This is a fake article from an Onion like site, but it is amusing non-the-less. I have extracted it from their site due to an abundance of popups and other annoyances.
By Jennifer Gardner May 27, 2004, 01:00 (http://www.glossynews.com/artman/publish/kkk-746.shtml)
In what’s being called a local wardrobe malfunction, area resident and Klansman Arnie Stevens showed up at his latest Ku Klux Klan rally in a pink hood and a pink robe.
“They say it happened because I didn’t separate my whites from my coloreds,” said Arnie. “That just goes to show you segregation is the way of the Lord.
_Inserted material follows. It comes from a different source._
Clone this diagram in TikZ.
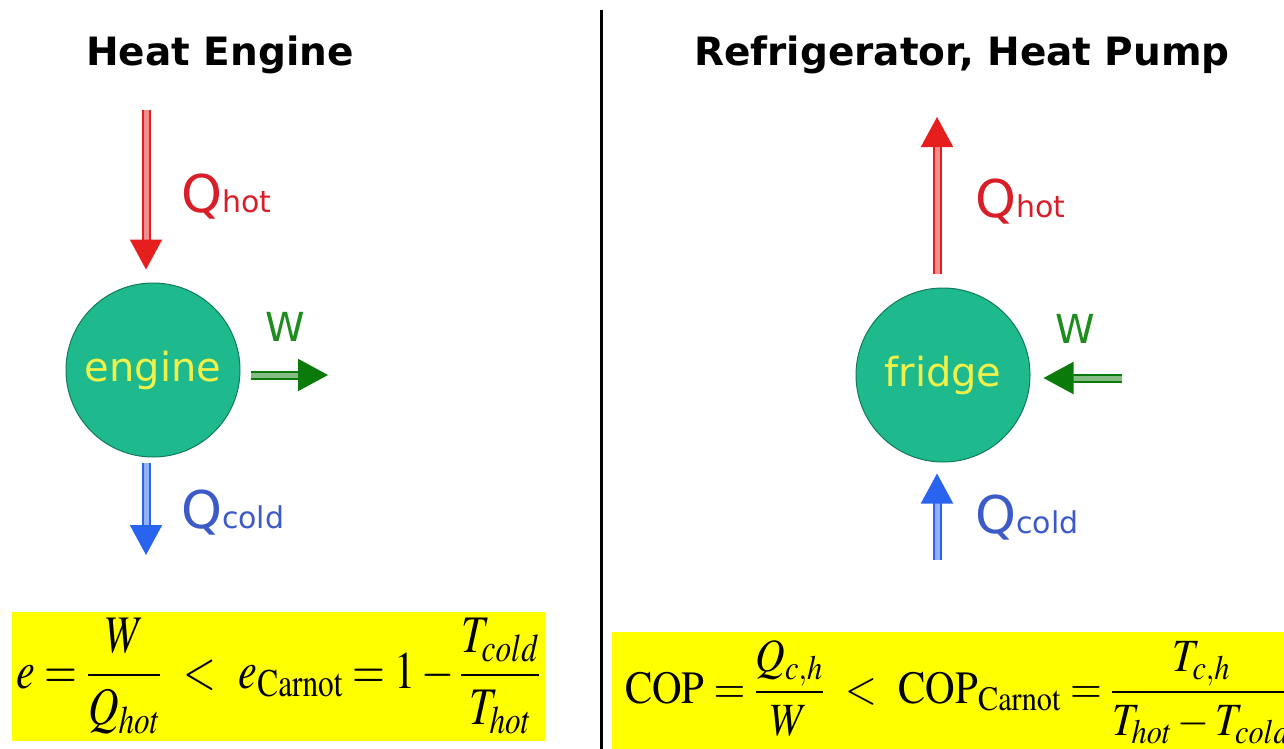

In laundry and also in life.”
“The little missus was at a Tupperware convention so I had to do my own laundry,” explained Arnie. A former bachelor, Arnie hauled his dirty Klansman outfit to the local washtub but what followed no one could foresee. Although the real culprit is probably a wayward Cincinnati Reds tee-shirt, Arnie tends to believe his washer was tampered with by some of the young African American men, or as Arnie called them, “homies” loitering around the shop.
“Someone sabotaged that there washer. Sure as I know nigras are black, I know I separated my coloreds from my whites.” He continued, “There’s something rotten in Denmark around here. The name of the laundromat is Rub-A-Dub Scrub. Need I say more?” And then, he said no more.
Conspiracy or not, the mishap did not discourage the lifelong KKK member from attending his monthly Klansman rally, held in his hometown of Pigeon Hole, Oklahoma. But because his robe and hood were both an unfortunate shade of flamingo pink, Arnie was immediately asked to go home for suspicion of being a flaming homosexual.
“Unfortunately, my fellow Klansman judged me solely on the color of my robe. But I can’t help what color my robe is, can I? What’s inside is what counts,” said Arnie, wiping back a tear.